For full documentation on EFS performance, see Throughput Scaling in Amazon EFS.

Amazon EFS uses a credit system to determine when file systems can burst. Each file system earns credits over time at a baseline rate that is determined by the size of the file system, and uses credits whenever it reads or writes data. Whenever a file system is inactive or driving throughput below its baseline rate, the file system accumulates burst credits.

If your file system has no burst credits available, the I/O throughput is the baseline rate, until burst credits replenish.  The baseline rate may severely impact Artifactory performance.  Therefore, it is best practice to avoid needing burst credits at all, or very rarely, and instead be able to provide the entire needed throughput with the baseline throughput allocation.  You can monitor the balance by using Amazon CloudWatch metric for Amazon EFS.

How to avoid exceeding the burst credit balance?

For the best results, you must consider what your workload is and the capacity required to meet that performance. Take it this way: With more capacity, the higher your baseline and burst throughput.

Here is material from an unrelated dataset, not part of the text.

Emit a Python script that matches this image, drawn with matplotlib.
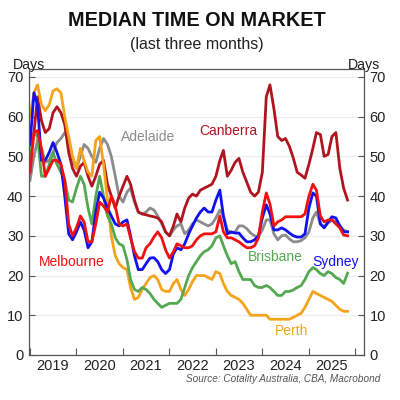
import numpy as np
import pandas as pd
import matplotlib
matplotlib.use("Agg")
import matplotlib.pyplot as plt
import matplotlib.dates as mdates

plt.rcParams['font.family'] = ['Liberation Sans', 'DejaVu Sans']

# monthly, Jan 2019 onwards
months = pd.date_range('2019-01-01', periods=83, freq='MS')

perth = [60, 66, 68, 63, 61.5, 63, 66.5, 67, 66, 60, 55, 50, 47, 52, 49, 46, 45, 54, 55, 48,
         39, 30, 25, 23, 22, 21.5, 17, 14, 14.5, 16.5, 18, 19.5, 20, 19, 16.5, 16, 16, 18, 19, 16.5,
         15, 16.5, 18.5, 20, 20, 20, 19.5, 19, 21, 20.5, 18, 16, 15, 14.5, 14, 13, 11.5, 10, 10, 10,
         10, 10, 9, 9, 9, 9, 9, 9, 9.5, 10, 10.5, 12, 14, 16, 15.5, 15, 14.5, 14, 13.5, 12.5,
         11.5, 11, 11]
brisbane = [50, 56, 55, 45, 45, 48, 51, 48, 46, 44, 39, 38.5, 42, 45, 43, 37, 33, 40, 45, 40,
            35, 33, 29.5, 28, 27.5, 24, 19, 16.5, 16, 17, 16.5, 15.5, 14, 13, 12, 12.5, 13, 13, 13, 14,
            17, 20, 22, 23.5, 25, 26, 26.5, 27.5, 29.5, 30, 27.5, 25, 23, 23.5, 21, 19, 19, 19, 17.5, 17,
            17, 17.5, 17, 16, 15, 15, 16, 16, 16.4, 17, 17.5, 19, 21, 22, 21.5, 20.5, 20, 21, 20.5, 19.5,
            19, 18, 20.6]
melbourne = [46, 56, 56.5, 52, 45, 47, 49, 49, 48, 44, 33, 30, 32, 35, 33.5, 28.5, 28.5, 33, 38.5, 37.5,
             36, 40, 37.5, 33, 32.5, 33, 29.5, 26, 24.4, 24.4, 27, 28, 29.7, 31, 29.5, 26.5, 24.4, 26, 28, 27.5,
             27, 27, 27.5, 29, 30, 30.5, 30.5, 30.5, 31, 35, 31, 29.5, 29.5, 29, 28.5, 27.7, 27, 27, 27.5, 29.5,
             36, 40.8, 38, 32.5, 33.5, 34, 34.8, 34.8, 34.8, 34.8, 34.8, 35.5, 40, 43, 41.5, 35, 33.5, 34, 34, 33,
             32, 30.2, 30]
sydney = [53, 66, 63, 49, 49, 51, 53.5, 51, 48, 40, 30.5, 29, 31, 33.5, 31.5, 27, 28.5, 36, 41, 39.5,
          37, 35, 33, 32.5, 33.5, 34, 30, 25, 21.5, 21.5, 23, 24.4, 24.5, 23.5, 21.5, 20.5, 21.5, 25.5, 27, 26.5,
          28, 30.5, 32.5, 34.5, 36, 37, 36, 36, 39, 41.5, 35, 30.5, 31, 30.7, 30.7, 29.5, 28.5, 28.5, 29, 30,
          34.5, 37.8, 35.5, 31.5, 31.5, 32, 31.5, 30.7, 30, 29.7, 29.7, 30.5, 37, 40.8, 40, 33, 32, 33.5, 34.8, 34.5,
          32.5, 31, 31]
adelaide = [44, 50, 54, 52, 48.5, 49, 51, 53.5, 54.5, 56, 54, 49, 47, 50, 53, 52, 50, 48.5, 52, 54.5,
            53, 50, 45, 40, 38.5, 41, 42, 38.5, 36, 35.5, 36, 37, 36.5, 35, 33, 31, 30, 31.5, 32.5, 33,
            30.5, 31.5, 33, 34, 33.5, 33, 32.5, 33, 34.5, 36.5, 35, 31.5, 30.7, 31, 32.5, 32.5, 31.8, 30.7, 30, 29.7,
            31.5, 34, 34, 30.5, 29, 30, 30.2, 29.2, 28.5, 28.5, 28.8, 29.5, 31, 34.5, 36, 33, 32.3, 33.2, 34, 33.5,
            32.5, 31.5, 31]
canberra = [50, 56, 65, 59, 56, 57, 61, 62.5, 61, 58, 51, 47, 45, 47.5, 48.5, 45, 42.5, 45, 48, 49,
            43, 40, 37, 40, 42.5, 45, 43, 39, 36, 35.5, 35.3, 35, 34.8, 34.5, 33.5, 31, 30, 32.5, 35.5, 33.5,
            37, 39.5, 40.5, 40, 41.5, 42, 42.5, 43, 45, 49, 51.5, 45, 46.5, 48.5, 49.5, 46, 43.5, 41, 40, 41,
            46, 65, 68, 62, 55, 54, 54.5, 52.5, 49.5, 46, 45.3, 44.5, 48, 52, 56, 55.5, 50, 50.5, 55, 56,
            47, 42, 39]

years = [2019, 2020, 2021, 2022, 2023, 2024, 2025]

series = [
    ('Adelaide', adelaide, '#8c8c8c'),
    ('Canberra', canberra, '#b0141e'),
    ('Perth', perth, '#f5a31a'),
    ('Brisbane', brisbane, '#55a852'),
    ('Sydney', sydney, '#1010f0'),
    ('Melbourne', melbourne, '#f01010'),
]

fig = plt.figure(figsize=(4, 4), dpi=100)
ax = fig.add_axes([0.0725, 0.1125, 0.8375, 0.715])

for name, vals, col in series:
    ax.plot(months, vals, color=col, lw=2.0, solid_joinstyle='round')

# labels next to lines
labels = {
    'Adelaide': (pd.Timestamp('2021-07-20'), 54.9),
    'Canberra': (pd.Timestamp('2023-04-05'), 56.4),
    'Melbourne': (pd.Timestamp('2019-11-25'), 23.4),
    'Brisbane': (pd.Timestamp('2024-04-15'), 24.7),
    'Sydney': (pd.Timestamp('2025-07-30'), 23.4),
    'Perth': (pd.Timestamp('2024-08-15'), 6.0),
}
for name, vals, col in series:
    lx, ly = labels[name]
    ax.text(lx, ly, name, color=col, fontsize=10, ha='center', va='center')

ax.set_ylim(0, 72)
ax.set_yticks(np.arange(0, 71, 10))
ax.set_xlim(pd.Timestamp('2018-12-24'), pd.Timestamp('2026-03-10'))
ax.grid(axis='y', color='#ebebeb', lw=0.8)
ax.set_axisbelow(True)

ax.xaxis.set_major_locator(mdates.YearLocator())
ax.xaxis.set_major_formatter(plt.NullFormatter())
ax.set_xticks([pd.Timestamp(f'{y}-07-01') for y in years], minor=True)
ax.set_xticklabels([str(y) for y in years], minor=True)
ax.tick_params(axis='x', which='major', direction='in', length=5, color='#555555')
ax.tick_params(axis='x', which='minor', length=0, pad=3, labelsize=10.5, labelcolor='#222222')
ax.tick_params(axis='y', direction='in', length=4, left=True, right=True,
               labelleft=True, labelright=True, labelsize=10.5, labelcolor='#222222',
               color='#555555', pad=4)

for s in ax.spines.values():
    s.set_color('#555555')
    s.set_linewidth(0.9)

fig.text(0.4925, 0.95, 'MEDIAN TIME ON MARKET', ha='center', va='center',
         fontsize=14.3, fontweight='bold', color='#111111')
fig.text(0.4925, 0.888, '(last three months)', ha='center', va='center',
         fontsize=11.5, color='#222222')
fig.text(0.0325, 0.8375, 'Days', ha='left', va='center', fontsize=10.2, color='#222222')
fig.text(0.87, 0.8375, 'Days', ha='left', va='center', fontsize=10.2, color='#222222')
fig.text(0.95, 0.052, 'Source: Cotality Australia, CBA, Macrobond', ha='right', va='center',
         fontsize=7.2, style='italic', color='#555555')

fig.savefig('out.png', dpi=100)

Many JFrog Artifactory servers scale to the TiB range in storage, which is often ample performance for the use case. For smaller filestores however, the baseline throughput is quite low: 1 GiB of data is 50 KiB/s and scales linearly, per GiB, above that.  If your workload requires more throughput than what is provided by the baseline and burst model for your capacity described above, there are two options:

Adding capacity to the file system

You can add capacity to the file system to reach the base level of performance that you need. Adding capacity is fairly simple. Either upload a number of large artifacts to Artifactory, or add additional files of sufficient size in a directory on the EFS volume outside the filestore directory to boost your storage usage to the desired amount (if need be, with random files of arbitrary length). As your system scales up with increased storage use over time, you can bring these back down later. Note that some customers have had success with combining large storage/low transfer loads into the same EFS volume as the artifactory filestore. .  

Using local EBS caches

You can use local EBS caches  on Artifactory node instances. This option reduces workload on the EFS filestore, and the use of the burst credit balance.  Configure Artifactory to use a cache in EBS on each node. This local cache stores artifacts on each individual node and serve them directly to the client instead of pulling them from EFS. Each node may have duplicate cache entries (since any node can serve any request) but this greatly reduces the access to EFS. It's important to consider that this same mechanism can also be used to enhance performance if S3 is being used as the binary store. This method may allow you to utilize the bursting capability more often, but should still only be used when the baseline throughput is at a reasonable value. In particular, bear in mind that when a cache is implemented, it must FIRST be streamed into the cache at the EFS speed, and then sent out, so if the EFS is running very slow due to exhaustion of burst credit balance, this may result in client timeouts.

 

For example, if a file was downloaded 1000 times without a local cache, EFS would have the download activity of 1000 * filesize. But, with local cache enabled, it may end up being just 2 * filesize.  The EBS cache is recommended to be persisted (non-ephemeral), if you do not want to have to refill it when a new instance is created.  For more information about configuring a cachefs, see the notes on configuring the filestore in the binarystore.xml file.

 

Symptoms of inadequate throughput/exceeding the burst credit balance

Symptoms of inadequate storage design include ping delays (api/system/ping) and very slow download/upload process. The delays may show up as timeout errors or broken connections caused by client timeout disconnects in your Artifactory log.

 

Artifactory versions prior to 5.0 Implemented on S3 Storage

If you implemented Artifactory HA versions prior to 5.0 with S3 storage, you needed a cluster-wide write cache (called the eventual cache) to be implemented on a shared NFS mount. JFrog does not recommend EFS for this cache as it is typically low storage and high usage, which tends to exceed your burst credit balance quickly.  For Artifactory versions 5.0 and higher, the cache for an S3 implementation should be EBS local disk caches.